She put the first in her mouth, chomped a few times and swallowed hard. Then she did it again with the second. As soon as it was down she gulped as much water as she could and turned for the hugs of her teammates.

Still nobody cracked a smile.The guys stared hard at the ground with all the bitter frustration of a rugby team that has just lost the club final.

This must be what they call reality television, prime exhibit in this week's indictment of TVNZ by a collection of eminent elder citizens who want the Government to restore the less commercial, more public-spirited television service they remember.

"Governments and advertisers have hijacked and abused our public television for too long," they wrote to Broadcasting Minister Steve Maharey. "We hope that you will have the determination to return it to serving its real owners, the people of New Zealand."

It is easy to dismiss their case as elitist and self serving. They want the public to pay for the kind of television they want to watch, a channel for programmes that would not attract enough advertising to pay for themselves because they are not as popular with the audience that advertisers apparently believe TV persuades.

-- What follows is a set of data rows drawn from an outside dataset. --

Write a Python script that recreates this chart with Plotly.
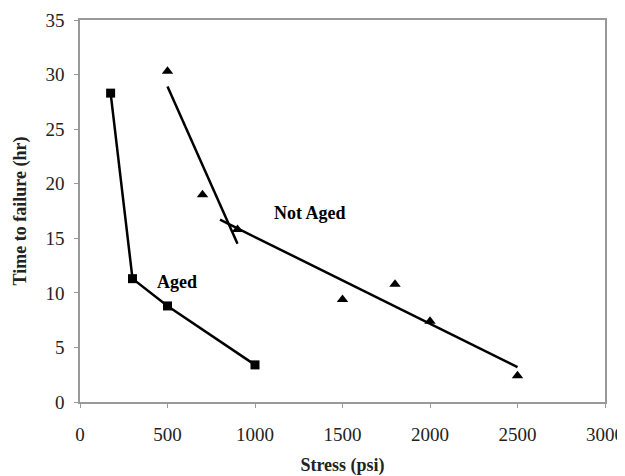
import plotly.graph_objects as go

# Aged specimens (squares)
aged_stress = [175, 300, 500, 1000]
aged_time = [28.3, 11.3, 8.8, 3.4]

# Not aged specimens (triangles)
notaged_stress = [500, 700, 900, 1500, 1800, 2000, 2500]
notaged_time = [30.3, 19.0, 15.8, 9.4, 10.8, 7.4, 2.4]

# Trend lines for Not Aged
trend1_stress = [500, 900]
trend1_time = [28.9, 14.5]
trend2_stress = [800, 2500]
trend2_time = [16.7, 3.2]

xticks = [0, 500, 1000, 1500, 2000, 2500, 3000]
yticks = [0, 5, 10, 15, 20, 25, 30, 35]

FONT = "Liberation Serif, Times New Roman, serif"

fig = go.Figure()
fig.add_trace(go.Scatter(x=aged_stress, y=aged_time, mode="lines+markers",
                         line=dict(color="black", width=2.5),
                         marker=dict(symbol="square", size=9, color="black"),
                         showlegend=False))
fig.add_trace(go.Scatter(x=trend1_stress, y=trend1_time, mode="lines",
                         line=dict(color="black", width=2.5), showlegend=False))
fig.add_trace(go.Scatter(x=trend2_stress, y=trend2_time, mode="lines",
                         line=dict(color="black", width=2.5), showlegend=False))
fig.add_trace(go.Scatter(x=notaged_stress, y=notaged_time, mode="markers",
                         marker=dict(symbol="triangle-up", size=10, color="black"),
                         showlegend=False))

fig.add_annotation(x=1317, y=17.3, text="<b>Not Aged</b>", showarrow=False,
                   font=dict(family=FONT, size=18, color="black"))
fig.add_annotation(x=557, y=11.0, text="<b>Aged</b>", showarrow=False,
                   font=dict(family=FONT, size=18, color="black"))

axis_common = dict(showgrid=False, zeroline=False, showline=True, linecolor="#999999",
                   linewidth=1.5, mirror=True, ticks="outside", ticklen=4, automargin=False,
                   tickcolor="#999999", tickfont=dict(family=FONT, size=19, color="#222222"))

fig.update_xaxes(range=[0, 3000], tickvals=xticks, ticklabelstandoff=10,
                 title=dict(text="<b>Stress (psi)</b>", font=dict(family=FONT, size=18, color="#222222"),
                            standoff=16),
                 **axis_common)
fig.update_yaxes(range=[0, 35], tickvals=yticks, ticklabelstandoff=6,
                 title=dict(text="<b>Time to failure (hr)</b>", font=dict(family=FONT, size=18, color="#222222"),
                            standoff=14),
                 **axis_common)

# page body has an 8px margin, so the figure is offset by 8px
fig.update_layout(width=617, height=468, margin=dict(l=72, r=20, t=12, b=74),
                  plot_bgcolor="white", paper_bgcolor="white")

fig.write_html("out.html")
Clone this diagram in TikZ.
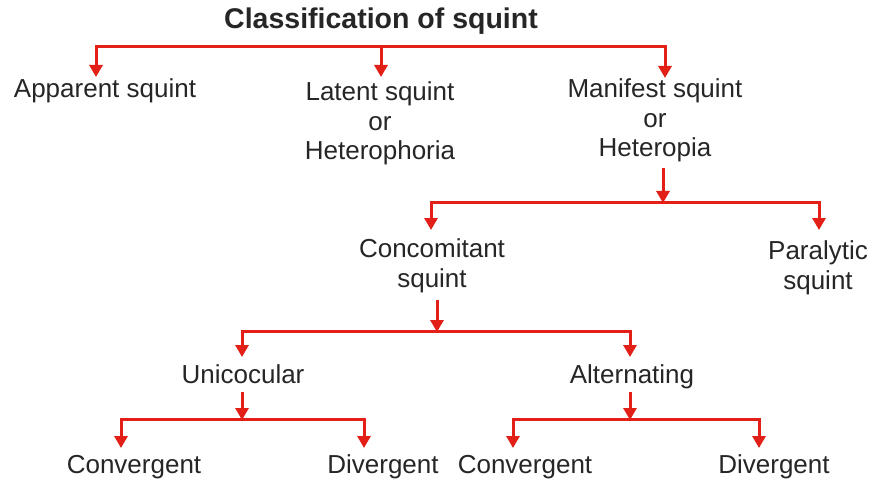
\documentclass[tikz,border=0pt]{standalone}
\usepackage{fontspec}
\setmainfont{Liberation Sans}
\usetikzlibrary{arrows.meta}
\definecolor{arrred}{RGB}{226,32,24}
\definecolor{txt}{RGB}{38,38,38}
\begin{document}
\begin{tikzpicture}[x=1pt,y=-1pt,
 lbl/.style={font=\fontsize{26}{29.5}\selectfont, text=txt, inner sep=0pt, anchor=base, align=center},
 ttl/.style={font=\fontsize{28.5}{32}\selectfont\bfseries, text=txt, inner sep=0pt, anchor=base},
 arr/.style={draw=arrred, line width=3pt, -{Triangle[width=13pt,length=12pt]}}]
\useasboundingbox (0,0) rectangle (880,481);
\fill[white] (0,0) rectangle (880,481);
% texts (base anchor = baseline of the last line)
\node[ttl] (title) at (381,29) {Classification of squint};
\node[lbl] (app) at (105,98) {Apparent squint};
\node[lbl] (lat) at (380,160) {Latent squint\\or\\Heterophoria};
\node[lbl] (man) at (655,157) {Manifest squint\\or\\Heteropia};
\node[lbl] (con) at (432,287) {Concomitant\\squint};
\node[lbl] (par) at (818,289) {Paralytic\\squint};
\node[lbl] (uni) at (243,383) {Unicocular};
\node[lbl] (alt) at (632,383) {Alternating};
\node[lbl] (cv1) at (134,473) {Convergent};
\node[lbl] (dv1) at (383,473) {Divergent};
\node[lbl] (cv2) at (525,473) {Convergent};
\node[lbl] (dv2) at (774,473) {Divergent};
% level 1
\coordinate (b1) at (381,47);
\coordinate (tApp) at (96,77);
\coordinate (tLat) at (381,77);
\coordinate (tMan) at (665,78);
\draw[arr] (b1) -| (tApp);
\draw[arr] (b1) -| (tMan);
\draw[arr] (b1) -- (tLat);
% level 2
\coordinate (sMan) at (663,168);
\coordinate (b2) at (663,202);
\coordinate (tCon) at (431,230);
\coordinate (tPar) at (819,230);
\draw[arr] (sMan) -- ([yshift=-1pt]b2);
\draw[arr] (b2) -| (tCon);
\draw[arr] (b2) -| (tPar);
% level 3
\coordinate (sCon) at (437,300);
\coordinate (b3) at (437,331);
\coordinate (tUni) at (242,357);
\coordinate (tAlt) at (630,357);
\draw[arr] (sCon) -- ([yshift=-1pt]b3);
\draw[arr] (b3) -| (tUni);
\draw[arr] (b3) -| (tAlt);
% level 4
\coordinate (sUni) at (242,392);
\coordinate (b4) at (242,419);
\coordinate (tCv1) at (121,448);
\coordinate (tDv1) at (364,448);
\draw[arr] (sUni) -- ([yshift=-1pt]b4);
\draw[arr] (b4) -| (tCv1);
\draw[arr] (b4) -| (tDv1);
\coordinate (sAlt) at (630,392);
\coordinate (b5) at (630,419);
\coordinate (tCv2) at (513,448);
\coordinate (tDv2) at (759,448);
\draw[arr] (sAlt) -- ([yshift=-1pt]b5);
\draw[arr] (b5) -| (tCv2);
\draw[arr] (b5) -| (tDv2);
\end{tikzpicture}
\end{document}
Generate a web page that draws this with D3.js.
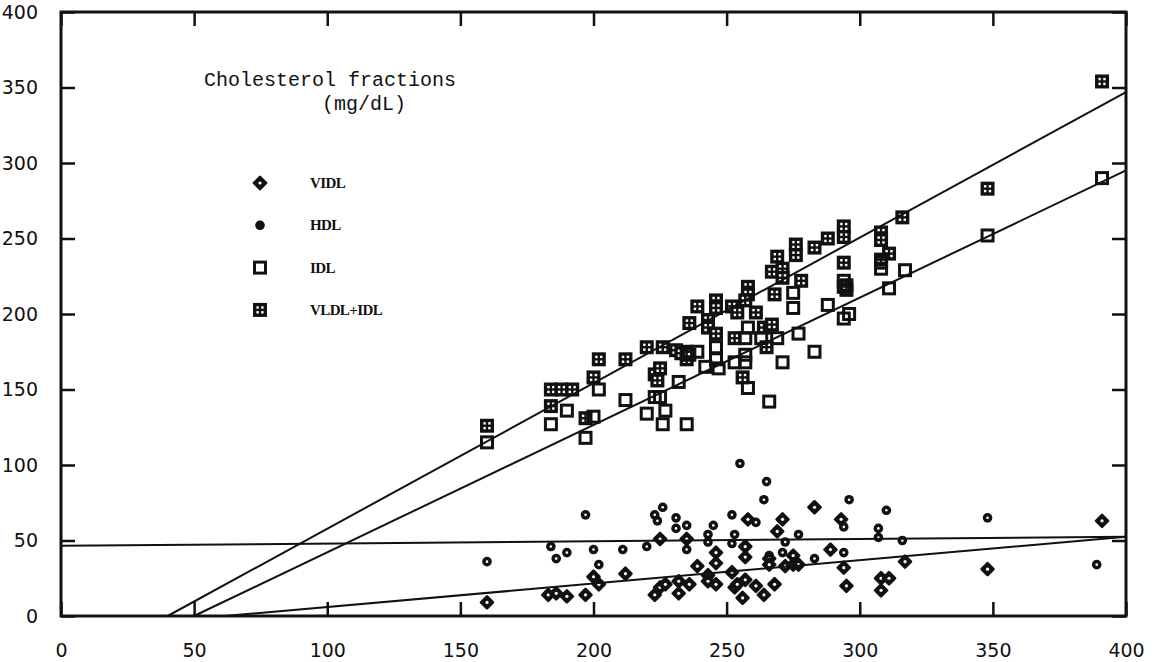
<!DOCTYPE html>
<html>
<head>
<meta charset="utf-8">
<script src="https://cdn.jsdelivr.net/npm/d3@7"></script>
<style>
	body { margin: 0; background: #fff; }
	svg { display: block; }
	.tick-label { font-family: 'DejaVu Sans', sans-serif; font-size: 19px; fill: #111; }
	.title { font-family: 'Liberation Mono', monospace; font-size: 20px; fill: #111; }
	.legend-label { font-family: 'Liberation Serif', serif; font-size: 15px; font-weight: bold; fill: #111; letter-spacing: -0.6px; }
</style>
</head>
<body>
<div id="chart"></div>
<script>
// data: [total cholesterol, fraction] in mg/dL
const vldlIdl = [
	[160,126],[184,139],[184,150],[188,150],[192,150],[197,131],[200,158],[202,170],[212,170],
	[220,178],[226,178],[223,160],[225,164],[224,156],[231,176],[233,174],[235,170],[235,175],
	[236,194],[239,205],[243,196],[243,191],[246,209],[246,204],[246,187],[252,205],[254,201],
	[258,218],[258,213],[257,209],[261,201],[253,184],[256,158],[264,191],[267,193],[265,178],
	[269,238],[267,228],[271,230],[271,224],[276,246],[276,239],[268,213],[278,222],[283,244],
	[288,250],[294,258],[294,251],[294,234],[295,219],[295,216],[308,254],[308,249],[311,240],
	[308,236],[316,264],[348,283],[391,354]
];
const idl = [
	[160,115],[184,127],[190,136],[197,118],[200,132],[202,150],[212,143],[220,134],[223,145],
	[225,145],[227,136],[226,127],[235,127],[232,155],[236,173],[239,175],[242,165],[247,164],
	[246,170],[246,178],[253,168],[257,173],[257,168],[257,184],[258,151],[258,191],[263,184],
	[266,142],[269,184],[271,168],[275,214],[275,204],[277,187],[283,175],[288,206],[294,222],
	[294,218],[294,197],[296,200],[308,234],[308,230],[311,217],[317,229],[348,252],[391,290]
];
const vldl = [
	[160,9],[183,14],[186,15],[190,13],[197,14],[200,26],[202,21],[212,28],[223,14],[225,19],
	[227,21],[232,23],[232,15],[236,21],[225,51],[235,51],[246,42],[239,33],[243,27],[243,23],
	[246,21],[252,29],[253,19],[246,35],[254,21],[256,12],[257,24],[261,20],[264,14],[268,21],
	[266,38],[266,34],[272,33],[275,40],[275,34],[277,34],[257,46],[257,39],[258,64],[269,56],
	[271,64],[283,72],[293,64],[289,44],[294,32],[295,20],[308,25],[311,25],[308,17],[317,36],
	[348,31],[391,63]
];
const hdl = [
	[160,36],[184,46],[186,38],[190,42],[197,67],[200,44],[202,34],[211,44],[220,46],[223,67],
	[224,63],[226,72],[231,65],[231,58],[235,60],[235,44],[245,60],[243,54],[243,49],[252,67],
	[253,54],[252,48],[255,101],[258,64],[261,62],[264,77],[265,89],[266,40],[269,56],[271,42],
	[272,49],[271,64],[277,54],[283,38],[294,59],[294,42],[296,77],[307,58],[307,52],[310,70],
	[316,50],[348,65],[389,34]
];

// fitted lines [slope, intercept]
const fitNames = ['vldlIdl', 'idl', 'hdl', 'vldl'];
const fitSlopes = [0.964, 0.843, 0.015, 0.155];
const fitIntercepts = [-38.6, -42.1, 46.5, -9.5];

const xTicks = [0, 50, 100, 150, 200, 250, 300, 350, 400];
const yTicks = [0, 50, 100, 150, 200, 250, 300, 350, 400];

const legendNames = ['VIDL', 'HDL', 'IDL', 'VLDL+IDL'];
const legendKinds = ['diamond', 'dot', 'square', 'grid'];

const titleLines = ['Cholesterol fractions', '(mg/dL)'];

// THE GOOD STUFF
const width = 1158, height = 662;
const margin = { top: 12, right: 1158 - 1126, bottom: 662 - 616, left: 61 };
const tickLen = 14;

const x = d3.scaleLinear().domain([0, 400]).range([margin.left, width - margin.right]);
const y = d3.scaleLinear().domain([0, 400]).range([height - margin.bottom, margin.top]);

const svg = d3.select('#chart')
	.append('svg')
	.attr('width', width)
	.attr('height', height);

// markers
const drawGrid = (g, cx, cy) => {
	g.append('rect')
		.attr('x', cx - 7).attr('y', cy - 7)
		.attr('width', 14).attr('height', 14)
		.attr('fill', '#111');
	[[-1, -1], [1, -1], [-1, 1], [1, 1]].forEach(([dx, dy]) => {
		g.append('rect')
			.attr('x', cx + dx * 2.4 - 1.2).attr('y', cy + dy * 2.4 - 1.2)
			.attr('width', 2.4).attr('height', 2.4)
			.attr('fill', '#fff');
	});
};

const drawSquare = (g, cx, cy) => {
	g.append('rect')
		.attr('x', cx - 5.5).attr('y', cy - 5.5)
		.attr('width', 11).attr('height', 11)
		.attr('fill', 'none')
		.attr('stroke', '#111')
		.attr('stroke-width', 3);
};

const drawDiamond = (g, cx, cy) => {
	const r = 6;
	g.append('path')
		.attr('d', `M${cx},${cy - r}L${cx + r},${cy}L${cx},${cy + r}L${cx - r},${cy}Z`)
		.attr('fill', '#111')
		.attr('stroke', '#111')
		.attr('stroke-width', 2.6)
		.attr('stroke-linejoin', 'round');
	g.append('circle')
		.attr('cx', cx).attr('cy', cy).attr('r', 1.6)
		.attr('fill', '#fff');
};

const drawDot = (g, cx, cy, hole) => {
	g.append('circle')
		.attr('cx', cx).attr('cy', cy).attr('r', 4.8)
		.attr('fill', '#111');
	if (hole) {
		g.append('circle')
			.attr('cx', cx).attr('cy', cy).attr('r', 1.3)
			.attr('fill', '#fff');
	}
};

const drawers = {
	grid: drawGrid,
	square: drawSquare,
	diamond: drawDiamond,
	dot: drawDot
};

// points
const points = svg.append('g').attr('class', 'points');
const series = [
	{ data: vldlIdl, kind: 'grid' },
	{ data: idl, kind: 'square' },
	{ data: hdl, kind: 'dot' },
	{ data: vldl, kind: 'diamond' }
];
series.forEach(s => {
	const g = points.append('g').attr('class', s.kind);
	s.data.forEach(d => drawers[s.kind](g, x(d[0]), y(d[1]), true));
});

// fitted lines, starting where they leave the x axis
const lines = svg.append('g').attr('class', 'fits');
fitNames.forEach((name, i) => {
	const m = fitSlopes[i], b = fitIntercepts[i];
	const x0 = Math.max(0, -b / m);
	const line = d3.line().x(d => x(d[0])).y(d => y(d[1]));
	lines.append('path')
		.attr('class', name)
		.datum([[x0, m * x0 + b], [400, m * 400 + b]])
		.attr('d', line)
		.attr('fill', 'none')
		.attr('stroke', '#111')
		.attr('stroke-width', 2);
});

// frame with inward ticks on all four sides
const xAxisBottom = g => g
	.attr('transform', `translate(0,${height - margin.bottom})`)
	.call(d3.axisBottom(x).tickValues(xTicks).tickSize(-tickLen).tickPadding(tickLen + 14).tickFormat(d3.format('d')))
	.call(g => g.selectAll('text').attr('class', 'tick-label'));

const xAxisTop = g => g
	.attr('transform', `translate(0,${margin.top})`)
	.call(d3.axisTop(x).tickValues(xTicks).tickSize(-tickLen).tickFormat(''));

const yAxisLeft = g => g
	.attr('transform', `translate(${margin.left},0)`)
	.call(d3.axisLeft(y).tickValues(yTicks).tickSize(-tickLen).tickPadding(tickLen + 9).tickFormat(d3.format('d')))
	.call(g => g.selectAll('text').attr('class', 'tick-label'));

const yAxisRight = g => g
	.attr('transform', `translate(${width - margin.right},0)`)
	.call(d3.axisRight(y).tickValues(yTicks).tickSize(-tickLen).tickFormat(''));

[xAxisBottom, xAxisTop, yAxisLeft, yAxisRight].forEach(fn => {
	svg.append('g')
		.call(fn)
		.call(g => g.selectAll('.domain').remove())
		.call(g => g.selectAll('line').attr('stroke', '#111').attr('stroke-width', 2.5));
});

svg.append('rect')
	.attr('x', margin.left)
	.attr('y', margin.top)
	.attr('width', width - margin.left - margin.right)
	.attr('height', height - margin.top - margin.bottom)
	.attr('fill', 'none')
	.attr('stroke', '#111')
	.attr('stroke-width', 3);

// title
svg.append('text')
	.attr('class', 'title')
	.attr('x', 204)
	.attr('y', 86)
	.text(titleLines[0]);
svg.append('text')
	.attr('class', 'title')
	.attr('x', 322)
	.attr('y', 110)
	.text(titleLines[1]);

// legend
const legend = svg.append('g').attr('class', 'legend');
legendNames.forEach((name, i) => {
	const ly = 183 + i * 42.3;
	drawers[legendKinds[i]](legend, 260, ly, false);
	legend.append('text')
		.attr('class', 'legend-label')
		.attr('x', 310)
		.attr('y', ly + 5)
		.text(name);
});
</script>
</body>
</html>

Writing on this page yesterday, the producer of the Saturday Agenda programme on TV One, Richard Harman, said even that channel's target audience, determined by media buyers, is under 54. Well I am 54 as it happens, and I think I know what the worthies are missing.

It is not really the nature of the programmes, it is the nature of the medium now. The programmes they fondly cited - Close to Home, McPhail and Gadsby, Gallery - would look pretty dire on television today.

David McPhail, pointing out to TV3 on Wednesday that the programmes were made for a different era, was probably in mortal terror they would show a clip from his show.

The best indigenous comedy of that era, Fred Dagg, Billy T. James, has inspired the authentic, understated, apparently effortless Kiwi humour of Oscar Kightley, Marc Ellis and their ilk on programmes like Sports Cafe, Game of two Halves or Eating Media Lunch.

Those programmes, like reality television, contain an element of spontaneity that the home-grown comedy and drama of yesteryear lacked entirely. When it comes to "seeing ourselves", "reflecting New Zealand" and those other pieties of public broadcasting, reality television has something going for it.

It is commercial television. In theory a public service channel could produce the same programmes but it simply wouldn't. It wouldn't have the spark. It would be National Radio with pictures.

It would serve up plenty of interview programmes but they would not be nearly as popular as those the worthies remember. Those were blood sport and depended on the peculiar personal menace of Sir Robert Muldoon.

A succession of terrified journalists who made their names by enduring the late Prime Minister's withering facility to cut through the intellectual conceits of liberals who knew less than he did.

The programmes attracted a mass audience not for their informational value, which was pretty limited, if truth be known, but for the excruciating fascination of watching someone bait the bull, usually by repeating the same pointed question several times, and suffer the inevitable result.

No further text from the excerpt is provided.